In any product liability action, one of the first questions every attorney will ask is: “Where is the product?” The plaintiff has the burden of showing that the defect existed when the product left the defendant's control, and that the product reached the plaintiff without any alterations or modifications. But what happens if the plaintiff destroys the product? 

In a recent Eighth Circuit case, Lanny O’Neal was killed in 2008 when a 1971 Remington Model 700 .243 caliber-bolt action rifle unexpectedly discharged. His wife, Carol O’Neal, after two attorneys had declined to represent her, had the rifle destroyed because it reminded her of his death.

Several months later, Carol saw a news documentary on a trigger defect in Model 700 rifles which prompted her to file suit in 2011. A South Dakota district court granted summary judgment to Remington on the grounds that O'Neal could not show whether the alleged defect existed at the time of manufacture or whether the defect resulted from a subsequent alteration or modification to the rifle. On appeal, the Eighth Circuit reversed, holding that O’Neal presented sufficient circumstantial evidence to show the alleged defect was not the result of a subsequent alteration or modification. 

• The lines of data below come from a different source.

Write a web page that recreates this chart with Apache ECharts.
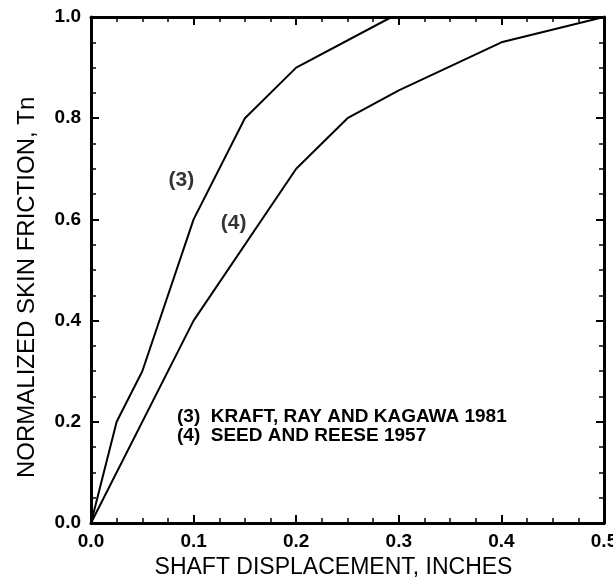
<!DOCTYPE html>
<html>
<head>
<meta charset="utf-8">
<script src="https://cdn.jsdelivr.net/npm/echarts@6/dist/echarts.min.js"></script>
<style>
  html, body { margin: 0; padding: 0; background: #fff; }
  #chart { width: 613px; height: 580px; }
</style>
</head>
<body>
<div id="chart"></div>
<script>
    // curve (3) Kraft, Ray and Kagawa 1981
    var kraftX = [0, 0.025, 0.05, 0.1, 0.15, 0.2, 0.293];
    var kraftY = [0, 0.2, 0.3, 0.6, 0.8, 0.9, 1.0];
    // curve (4) Seed and Reese 1957
    var seedX = [0, 0.1, 0.2, 0.25, 0.3, 0.4, 0.5];
    var seedY = [0, 0.4, 0.7, 0.8, 0.855, 0.95, 1.0];

    var curveLabels = ['(3)', '(4)'];
    var curveLabelX = [0.088, 0.139];
    var curveLabelY = [0.678, 0.592];

    var legendLines = ['(3)  KRAFT, RAY AND KAGAWA 1981', '(4)  SEED AND REESE 1957'];

    function pairs(xs, ys) {
        var out = [];
        for (var i = 0; i < xs.length; i++) out.push([xs[i], ys[i]]);
        return out;
    }

    var font = 'Liberation Sans';
    var lbl = { color: '#000', fontFamily: font, fontWeight: 'bold', fontSize: 19 };

    var myChart = echarts.init(document.getElementById('chart'), null, { renderer: 'canvas' });

    var tickStyle = { color: '#000', width: 2 };
    function xAx(pos, showLabel) {
        return {
            type: 'value', position: pos, min: 0, max: 0.5, interval: 0.1,
            axisLine: { onZero: false, lineStyle: { color: '#000', width: 3 } },
            axisTick: { show: true, inside: true, length: 8, lineStyle: tickStyle },
            minorTick: { show: true, splitNumber: 4, length: 5, lineStyle: { color: '#000', width: 1.5 } },
            splitLine: { show: false },
            axisLabel: Object.assign({ show: showLabel, margin: 9, formatter: function (v) { return v.toFixed(1); } }, lbl),
            name: showLabel ? 'SHAFT DISPLACEMENT, INCHES' : '',
            nameLocation: 'middle', nameGap: 30,
            nameTextStyle: { color: '#000', fontFamily: font, fontSize: 23, padding: [0, 28, 0, 0] }
        };
    }
    function yAx(pos, showLabel) {
        return {
            type: 'value', position: pos, min: 0, max: 1.0, interval: 0.2,
            axisLine: { onZero: false, lineStyle: { color: '#000', width: 3 } },
            axisTick: { show: true, inside: true, length: 8, lineStyle: tickStyle },
            minorTick: { show: true, splitNumber: 4, length: 5, lineStyle: { color: '#000', width: 1.5 } },
            splitLine: { show: false },
            axisLabel: Object.assign({ show: showLabel, margin: 10, formatter: function (v) { return v.toFixed(1); } }, lbl)
        };
    }

    var option = {
        backgroundColor: '#fff',
        animation: false,
        grid: { left: 91, right: 9, top: 17, bottom: 57, containLabel: false, outerBoundsMode: 'none' },
        xAxis: [xAx('bottom', true), xAx('top', false)],
        yAxis: [yAx('left', true), yAx('right', false)],
        graphic: [
            {
                type: 'text', x: 27, y: 478, rotation: Math.PI / 2,
                style: {
                    text: 'NORMALIZED SKIN FRICTION, Tn', fill: '#000',
                    font: '24px "Liberation Sans"', textAlign: 'left', textVerticalAlign: 'middle'
                }
            },
            {
                type: 'text', x: 177, y: 426,
                style: {
                    text: legendLines.join('\n'), fill: '#000', font: 'bold 19px "Liberation Sans"',
                    lineHeight: 19, textVerticalAlign: 'middle'
                }
            }
        ],
        series: [
            {
                name: 'Kraft', type: 'line', data: pairs(kraftX, kraftY),
                symbol: 'none', lineStyle: { color: '#000', width: 2 }
            },
            {
                name: 'Seed', type: 'line', data: pairs(seedX, seedY),
                symbol: 'none', lineStyle: { color: '#000', width: 2 }
            },
            {
                type: 'scatter', symbolSize: 0,
                data: curveLabels.map(function (t, i) { return { value: [curveLabelX[i], curveLabelY[i]], name: t }; }),
                label: Object.assign({}, lbl, { show: true, position: 'inside', formatter: '{b}', fontSize: 21 })
            }
        ]
    };

    myChart.setOption(option, true);
</script>
</body>
</html>
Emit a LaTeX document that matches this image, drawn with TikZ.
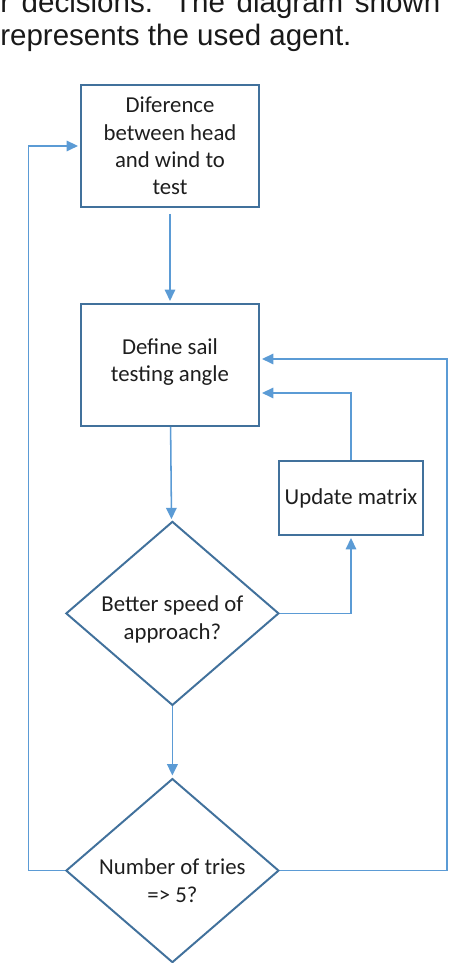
\documentclass[tikz,border=0pt]{standalone}
\usepackage{fontspec}
\setmainfont{Liberation Sans}
\newfontfamily\calibri{Carlito}
\usepackage{tikz}
\usetikzlibrary{shapes.geometric,arrows.meta}
\definecolor{boxline}{RGB}{65,113,156}
\definecolor{flowline}{RGB}{91,155,213}
\definecolor{txt}{RGB}{30,30,30}

\tikzset{
    caption/.style={inner sep=0pt, align=center, text=txt, font=\calibri\fontsize{16.2}{19.5}\selectfont},
    box/.style={caption, draw=boxline, line width=1.4pt, minimum width=4.45cm, minimum height=3.05cm},
    decision/.style={diamond, aspect=1.16, draw=boxline, line width=1.4pt, minimum width=5.325cm,
        minimum height=4.6cm, inner sep=0pt},
    flow/.style={draw=flowline, line width=1.1pt, -{Triangle[length=8pt,width=7.5pt]}, shorten >=1.5pt},
    intro/.style={anchor=base west, inner sep=0pt, text=black!90, font=\fontsize{21}{23.5}\selectfont}
}

\begin{document}
\begin{tikzpicture}
    \useasboundingbox (0,0) rectangle (11.375,24.075);
    % text above the chart
    \node[intro] (introa) at (0,23.75) {\makebox[11cm][s]{r decisions. The diagram shown}};
    \node[intro] (introb) at (0,22.925) {represents the used agent.};
    % chart
    \node[box] (diff) at (4.25,20.425) {Diference\\between head\\and wind to\\test};
    \node[box, label={[caption, yshift=0.075cm]center:Define sail\\testing angle}] (sail) at (4.25,14.95) {};
    \node[box, minimum width=3.6cm, minimum height=1.85cm] (update) at (8.775,11.625) {Update matrix};
    \node[decision, label={[caption, yshift=-0.15cm]center:Better speed of\\approach?}] (better) at (4.31,8.74) {};
    \node[decision, label={[caption, yshift=-0.25cm]center:Number of tries\\=> 5?}] (tries) at (4.31,2.31) {};
    \coordinate (leftrail) at (0.71,2.31);
    \coordinate (rightrail) at (11.17,2.31);
    % connectors
    \draw[flow, shorten <=0.15cm] (diff) -- (sail);
    \draw[flow] (sail) -- (better);
    \draw[flow] (better.east) -| (update.south);
    \draw[flow] (update.north) |- ([yshift=-0.7cm]sail.east);
    \draw[flow] (better) -- (tries);
    \draw[flow] (tries.east) -- (rightrail) |- ([yshift=0.15cm]sail.east);
    \draw[flow] (tries.west) -- (leftrail) |- (diff.west);
\end{tikzpicture}
\end{document}
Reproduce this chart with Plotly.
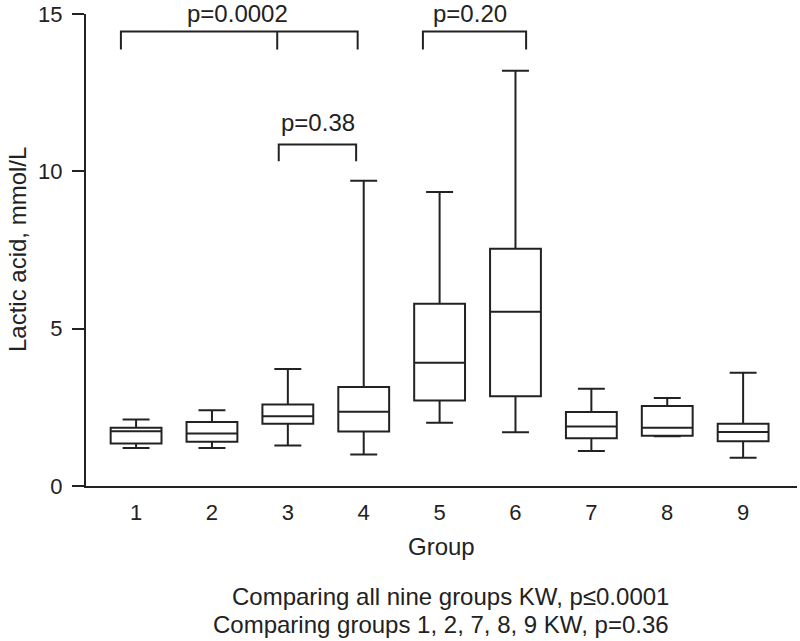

Remington used a trigger mechanism in its Model 700 rifles called the Walker trigger. Remington knew the Walker trigger could cause Model 700 rifles to fire a round when the safety lever is released from the safe position to the fire position, without the trigger being pulled. This defect resulted from the manner in which two components of the trigger mechanism – the sear and the connector – interacted with one another, coupled with the lack of a physical attachment between the connector and the trigger itself. Remington knew of the Walker trigger problem as early as 1979, but decided against recalling the Model 700 rifles. 

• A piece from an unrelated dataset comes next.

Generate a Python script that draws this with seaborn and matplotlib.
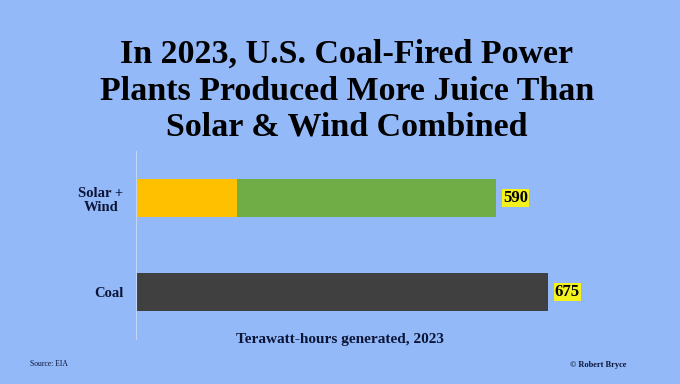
import seaborn as sns
import pandas as pd
from matplotlib import pyplot as plt

categories = ["Solar +\nWind", "Coal"]
solar = [165, 0]
wind = [425, 0]
coal = [0, 675]
totals = [590, 675]

bg = "#94b9f8"
navy = "#0b1538"

sns.set_style("white")
plt.rcParams['font.family'] = ['Liberation Serif', 'DejaVu Serif']
plt.rcParams['font.weight'] = 'bold'

fig = plt.figure(figsize=(6.8, 3.84), dpi=100, facecolor=bg)
ax = fig.add_axes([136 / 680, 1 - 339 / 384, (620 - 136) / 680, 188 / 384])
ax.set_facecolor(bg)

df = pd.DataFrame({"cat": categories, "total": totals, "solar": solar})
sns.barplot(data=df, x="total", y="cat", hue="cat", order=categories,
            palette=["#70ad47", "#404040"], width=0.4, linewidth=0,
            saturation=1, legend=False, ax=ax)
sns.barplot(data=df, x="solar", y="cat", order=categories,
            color="#ffc000", width=0.4, linewidth=0, saturation=1, ax=ax)
for p in ax.patches:
    p.set_alpha(1)

ax.set_xlim(0, (620 - 136) / 0.6104)
ax.set_ylim(1.5, -0.5)

for i, v in enumerate(totals):
    ax.text(v + 11, i, str(v), va="center", ha="left", fontsize=12,
            fontweight="bold", color="black",
            bbox=dict(boxstyle="square,pad=0.05", fc="#f4f21c", ec="none"))

ax.set_xticks([])
ax.set_xlabel("")
ax.set_ylabel("")
ax.tick_params(axis="y", length=0, pad=9)
ax.set_yticks(range(len(categories)))
ax.set_yticklabels(categories, fontsize=10.5, fontweight="bold", color=navy,
                   multialignment="center", linespacing=1.1)
for s in ["top", "right", "bottom"]:
    ax.spines[s].set_visible(False)
ax.spines["left"].set_color("#c3d6f7")
ax.spines["left"].set_linewidth(0.8)

fig.text(347 / 680, 1 - 91 / 384, "In 2023, U.S. Coal-Fired Power\n"
         "Plants Produced More Juice Than\nSolar & Wind Combined",
         ha="center", va="center", fontsize=24.5, fontweight="bold",
         color="black", linespacing=1.22)
fig.text(340 / 680, 1 - 340 / 384, "Terawatt-hours generated, 2023",
         ha="center", va="center", fontsize=11, fontweight="bold", color=navy)
fig.text(30 / 680, 1 - 364 / 384, "Source: EIA", ha="left", va="center",
         fontsize=5.5, fontweight="normal", color=navy)
fig.text(626 / 680, 1 - 365 / 384, "© Robert Bryce", ha="right", va="center",
         fontsize=6, fontweight="bold", color=navy)

plt.savefig("out.png", dpi=100, facecolor=bg)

In addition to presenting evidence that the subject rifle was equipped with a Walker trigger mechanism at the time of manufacture, O’Neal presented substantial evidence that the trigger mechanism was not modified or altered from the mid-1980s (the date Lanny’s stepfather bought the gun) to the date of the hunting accident. However, there was a gap of over a decade of unaccounted time from 1971 to the date of purchase, which was at the heart of the dispute. 

Remington argued that the destruction of the rifle precluded O'Neal from establishing that the trigger mechanism was the original Remington trigger mechanism, rather than an after-market trigger made by another manufacturer. 

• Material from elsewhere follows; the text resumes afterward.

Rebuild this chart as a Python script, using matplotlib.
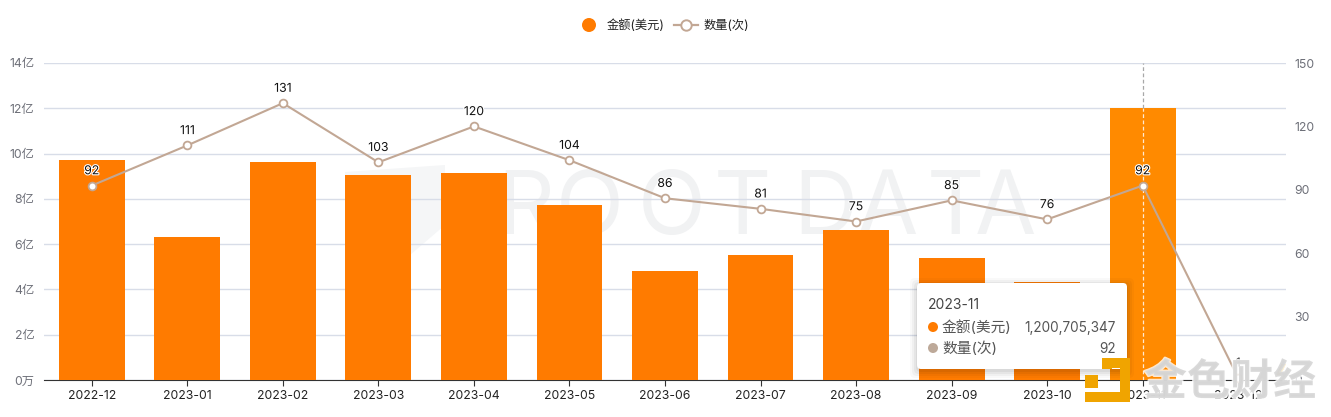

The Eighth Circuit (in a 2-1 decision) disagreed noting that there was no evidence the subject rifle had a history of inadvertent discharges that might spur an owner to replace the trigger mechanism. The Court majority reasoned that the fact that “the subject rifle was used many times without incident from the mid-1980s through November 2008, and then suddenly inadvertently discharged, is more consistent with the unpredictable manifestation of the inherent design defect in the Walker trigger, than it is with the rifle being equipped with a replacement trigger designed to eliminate the possibility of an inadvertent discharge.”

Further, the hunting accident was investigated by the state, local and federal authorities which included an inspection of the rifle and a description of additions to the rifle made by other manufacturers. An aftermarket trigger mechanism was not included. The court stated that the absence of such information supports the reasonable inference that the trigger mechanism in the subject rifle was the original Remington Walker trigger.

Accordingly, the Eighth Circuit reversed the trial court’s summary judgment ruling in favor of Remington, and remanded the case for trial, concluding that O'Neal presented sufficient circumstantial evidence to show the alleged defect was present at the time of manufacture and was not the result of a subsequent alteration or modification. 

The Eight Circuit’s opinion should serve as a reminder that lack of the product does not signal an automatic win for the defense. If Plaintiff can provide circumstantial evidence to show the alleged defect was present at the time of manufacture and was not the result of a subsequent alteration or modification, plaintiff will be able to avoid summary judgment.